Have you ever been winter hiking? Too cold? Think again! Saturday, March 2nd a group of five of us went up to Indiana Dunes National Lake shore to Cowles Bog. Four of us are preparing for our Alternative Spring Break trip that is in less than a week and the fifth person was our guide. He is the founder of the South Bend Adventure Club and was game to lead some amateurs around the woods for a few hours. I was a little hesitant about this trip because the high was 27 degrees with a chance of some snow flurries! Thank goodness, my curiosity paid off and we had a uniquely amazing afternoon.
We got to Cowles bog and parked in an empty dirt lot right off the main drive into the park. We unloaded, bundled up, and slung our backpacks on. As we were taking our first steps towards the trail we were about to spend the next several hours on, I noticed gentle snowflakes falling from the sky. I was use to wearing my bathing suit and toting my sunscreen filled beach bag to the water’s edge whenever I came to the Lakeshore. Never in my life had I been to a Lake Michigan park with flakes leaving the sky! It was a hike I would never forget.
We began on a trail that weaves you through the woods. It is about a four mile path that takes you up and down sandy slopes and to the top of a dune that overlooks the frosty lake and a not-so-beautiful steel mill. Small oases, like this, are all we have left to enjoy our planet in its natural state. Saying that modernization is a good thing is true; however, we can tend to forget where we draw the line when our lives become too busy to immerse ourselves in nature and remember what role we play in this world. A quote from the new film, Beasts of the Southern Wild, came to my mind when I was on top of that forest dune, “The whole universe depends on everything fitting together just right. If one piece busts, even the smallest piece… the entire universe will get busted.”

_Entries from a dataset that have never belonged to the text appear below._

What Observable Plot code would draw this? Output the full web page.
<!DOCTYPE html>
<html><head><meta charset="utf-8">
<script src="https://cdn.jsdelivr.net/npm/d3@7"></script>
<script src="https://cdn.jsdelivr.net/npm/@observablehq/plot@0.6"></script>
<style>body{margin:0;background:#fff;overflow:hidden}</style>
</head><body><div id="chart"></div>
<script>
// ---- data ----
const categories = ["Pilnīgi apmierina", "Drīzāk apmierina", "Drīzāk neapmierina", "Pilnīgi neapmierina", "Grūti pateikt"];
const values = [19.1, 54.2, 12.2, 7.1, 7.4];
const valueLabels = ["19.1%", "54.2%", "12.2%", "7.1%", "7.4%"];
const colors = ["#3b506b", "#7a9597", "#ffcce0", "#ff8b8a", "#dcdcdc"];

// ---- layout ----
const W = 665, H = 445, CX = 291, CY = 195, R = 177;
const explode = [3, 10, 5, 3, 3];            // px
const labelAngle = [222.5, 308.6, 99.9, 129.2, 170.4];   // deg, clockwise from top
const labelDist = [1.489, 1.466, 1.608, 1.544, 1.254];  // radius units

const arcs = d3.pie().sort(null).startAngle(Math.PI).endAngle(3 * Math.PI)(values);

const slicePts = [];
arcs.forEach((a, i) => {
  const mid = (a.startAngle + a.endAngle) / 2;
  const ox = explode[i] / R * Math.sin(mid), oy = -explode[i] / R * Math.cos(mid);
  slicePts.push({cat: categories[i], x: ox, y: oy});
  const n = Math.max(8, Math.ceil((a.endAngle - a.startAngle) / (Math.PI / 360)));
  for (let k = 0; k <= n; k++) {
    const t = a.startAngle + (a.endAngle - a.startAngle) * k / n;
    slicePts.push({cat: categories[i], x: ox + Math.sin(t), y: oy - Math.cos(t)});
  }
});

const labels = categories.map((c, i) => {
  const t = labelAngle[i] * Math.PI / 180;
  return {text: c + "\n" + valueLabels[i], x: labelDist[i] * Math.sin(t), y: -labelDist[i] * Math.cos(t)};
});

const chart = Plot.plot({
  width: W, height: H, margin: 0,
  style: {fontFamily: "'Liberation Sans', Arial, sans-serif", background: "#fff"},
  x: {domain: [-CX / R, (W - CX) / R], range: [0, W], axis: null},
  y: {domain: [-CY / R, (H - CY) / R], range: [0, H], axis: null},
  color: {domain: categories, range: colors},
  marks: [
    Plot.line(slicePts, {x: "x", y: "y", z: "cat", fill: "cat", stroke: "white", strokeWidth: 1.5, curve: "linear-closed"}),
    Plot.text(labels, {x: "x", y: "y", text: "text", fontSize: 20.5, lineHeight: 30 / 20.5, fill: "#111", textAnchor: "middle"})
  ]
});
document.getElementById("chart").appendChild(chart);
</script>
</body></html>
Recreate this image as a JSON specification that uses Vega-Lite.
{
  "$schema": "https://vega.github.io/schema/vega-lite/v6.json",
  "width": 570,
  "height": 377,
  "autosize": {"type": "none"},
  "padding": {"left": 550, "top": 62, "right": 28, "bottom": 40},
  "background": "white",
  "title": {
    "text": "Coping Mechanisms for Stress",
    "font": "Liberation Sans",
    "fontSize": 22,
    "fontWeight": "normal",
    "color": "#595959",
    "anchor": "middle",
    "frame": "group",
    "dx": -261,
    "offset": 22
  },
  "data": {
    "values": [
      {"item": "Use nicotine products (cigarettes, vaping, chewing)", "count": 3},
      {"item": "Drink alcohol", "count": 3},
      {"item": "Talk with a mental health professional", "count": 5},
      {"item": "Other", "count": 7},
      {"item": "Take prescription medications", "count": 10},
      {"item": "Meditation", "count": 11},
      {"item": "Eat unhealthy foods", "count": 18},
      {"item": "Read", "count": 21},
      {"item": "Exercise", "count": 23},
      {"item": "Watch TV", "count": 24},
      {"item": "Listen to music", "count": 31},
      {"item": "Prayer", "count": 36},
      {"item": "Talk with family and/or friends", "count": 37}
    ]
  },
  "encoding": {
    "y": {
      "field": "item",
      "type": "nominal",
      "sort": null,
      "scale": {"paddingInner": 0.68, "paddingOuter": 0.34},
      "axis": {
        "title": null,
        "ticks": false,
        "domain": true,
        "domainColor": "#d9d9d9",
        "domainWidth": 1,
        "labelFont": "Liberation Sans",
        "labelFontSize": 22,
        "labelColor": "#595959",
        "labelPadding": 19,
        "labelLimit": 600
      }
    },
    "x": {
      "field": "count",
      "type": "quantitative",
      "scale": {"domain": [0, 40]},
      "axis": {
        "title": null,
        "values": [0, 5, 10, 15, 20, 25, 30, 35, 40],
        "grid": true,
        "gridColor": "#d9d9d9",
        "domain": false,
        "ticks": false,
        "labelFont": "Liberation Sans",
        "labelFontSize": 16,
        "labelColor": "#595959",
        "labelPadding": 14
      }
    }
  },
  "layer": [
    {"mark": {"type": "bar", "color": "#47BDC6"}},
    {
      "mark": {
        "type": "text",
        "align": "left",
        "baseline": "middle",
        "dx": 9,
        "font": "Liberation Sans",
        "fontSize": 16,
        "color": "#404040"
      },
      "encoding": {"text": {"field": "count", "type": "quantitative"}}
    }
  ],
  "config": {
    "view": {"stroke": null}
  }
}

When we forget this, it is easy to wrongly think we are in full control of what happens on this planet. Spending time in raw nature, I believe, builds a sense of appreciation for it. Once you get past the mosquitoes (or in our case the chilly breeze) it is nice to take in the fact that you are a piece of the puzzle, not the one putting it together. Being in Cowles Bog and seeing a bald eagle swoop overhead while standing on the frozen water’s edge reminded me of this. Hearing the tinking of snowflakes on the leafy forest floor and knocking of a woodpecker brought me back to that spot of appreciation. And that is what drives me to value our sustainability movement.